No. 63 / project of 147 on the ladder

Single-cycle fetch on TLB hit (the easy half of a 2-stage pipeline)

introduces — combinational TLB-driven mem-issue path; an annotated timeline of the full Linux boot

harden statelast run2026-05-04
signoff
  • DRCNOT RUN
  • LVSNOT RUN
  • antennaNOT RUN

P62’s profile pinned S_FETCH at 32% of all post-load cycles — two cycles per retired instruction. The first cycle evaluated the TLB lookup and set fetch_xlated_q; the second cycle issued the mem-fetch and latched ir. P63 collapses that into a single cycle on the TLB-hit path, which is 96.5% of fetches.

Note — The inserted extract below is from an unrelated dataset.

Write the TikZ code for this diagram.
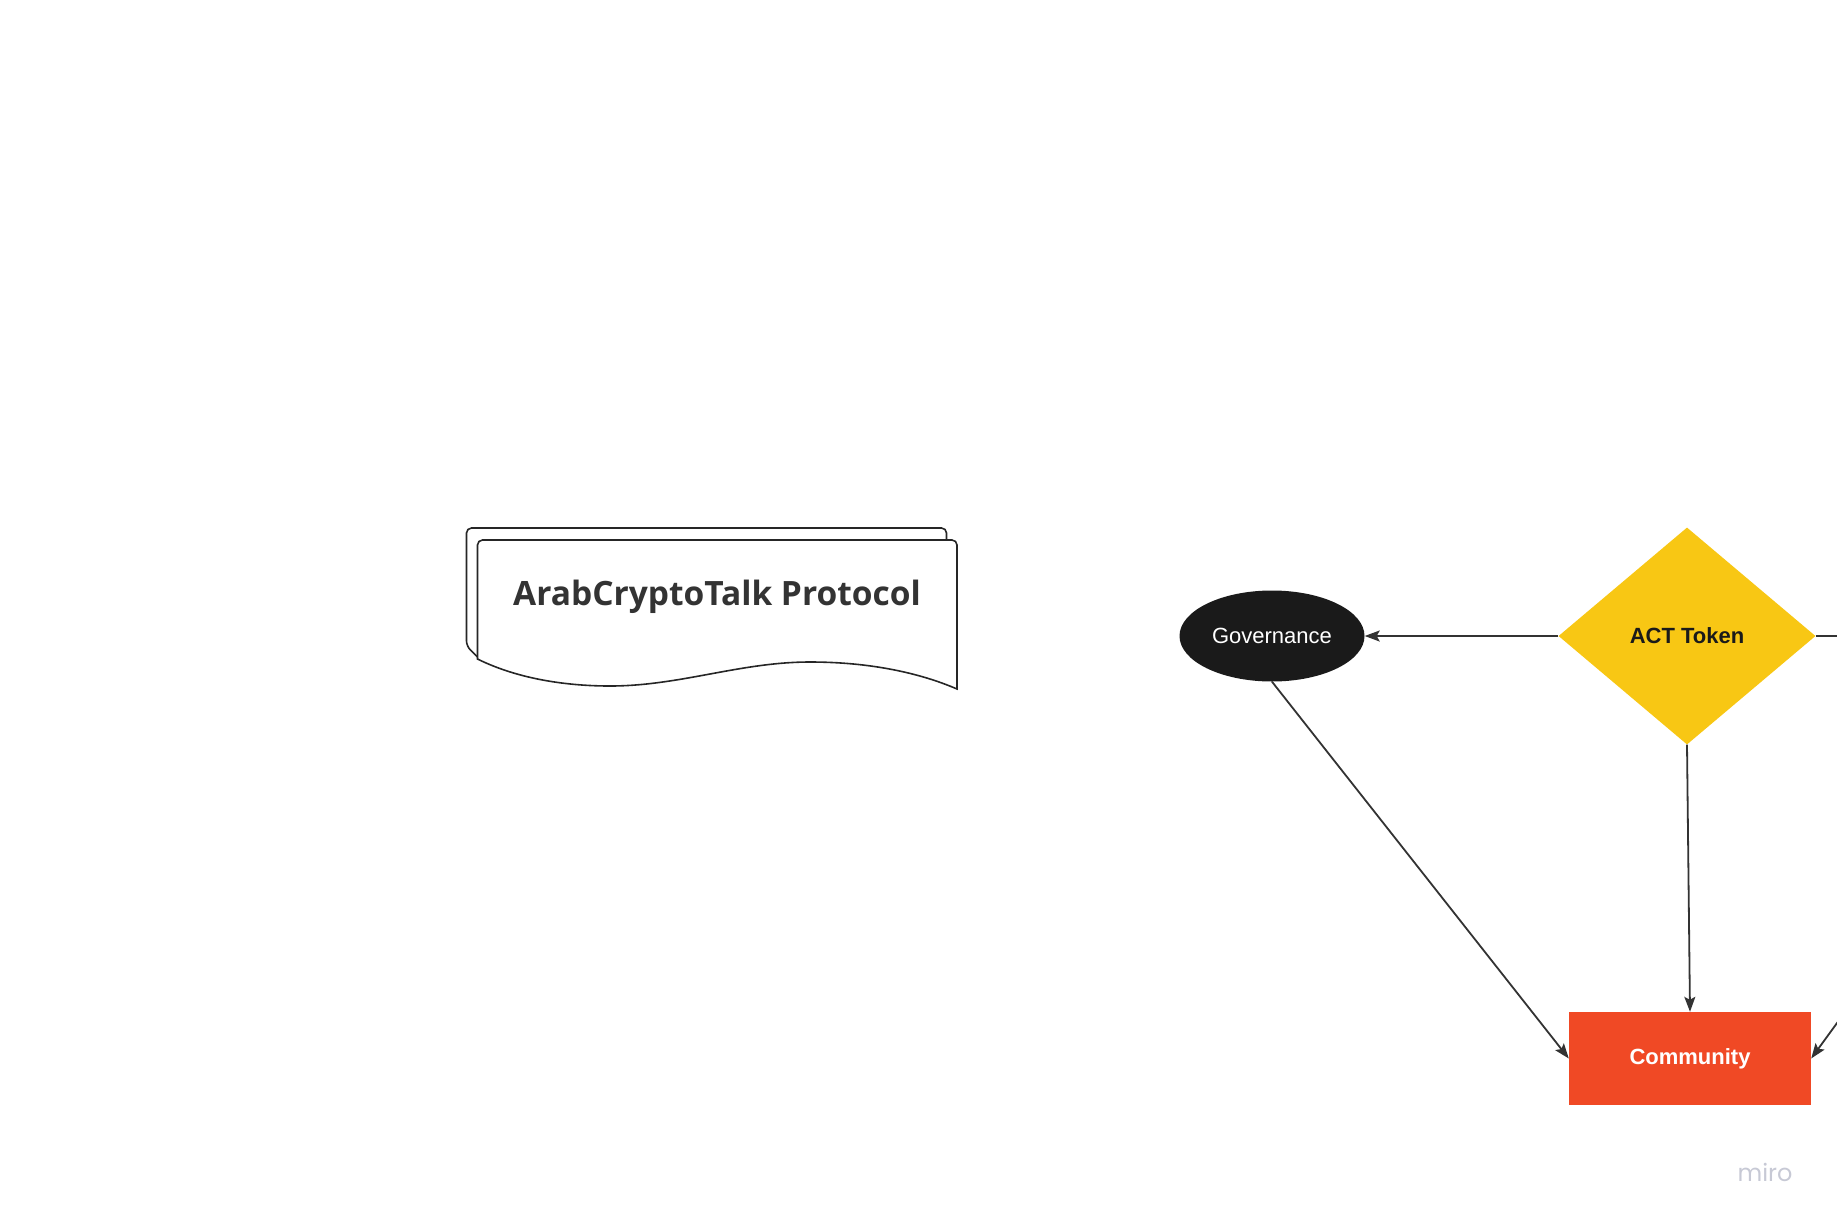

Headline: ~17% fewer cycles to userspace exec versus P62. The full F/X parallel pipeline is queued up as P64 — P63 ships the easy half so the chart progression has an honest first column.

The change

The mem-issue combinational now consults the TLB result directly instead of waiting on fetch_xlated_q:

// Before (P62): two cycles in S_FETCH on TLB hit
//   cycle 1 — evaluate TLB, set fetch_pa_q + fetch_xlated_q
//   cycle 2 — issue mem (mem_addr = fetch_pa_q), latch ir
mem_valid = (state == S_FETCH && (!translation_active || fetch_xlated_q));
mem_addr  = fetch_xlated_q ? fetch_pa_q : pc;

// After (P63): one cycle in S_FETCH on TLB hit
//   cycle 1 — TLB hit drives mem_addr, latch ir on mem_ready
mem_valid = (state == S_FETCH &&
             (!translation_active || fetch_xlated_q ||
              (tlb_fetch_hit && tlb_fetch_x &&
               !priv_u_violates_fetch(tlb_fetch_u))));
mem_addr  = fetch_xlated_q   ? fetch_pa_q
          : translation_active ? tlb_fetch_pa
                               : pc;

The S_FETCH next-state logic was extended in parallel: on TLB hit + perm OK + mem_ready, latch ir and advance to S_DECODE in the same cycle. About 30 lines of diff.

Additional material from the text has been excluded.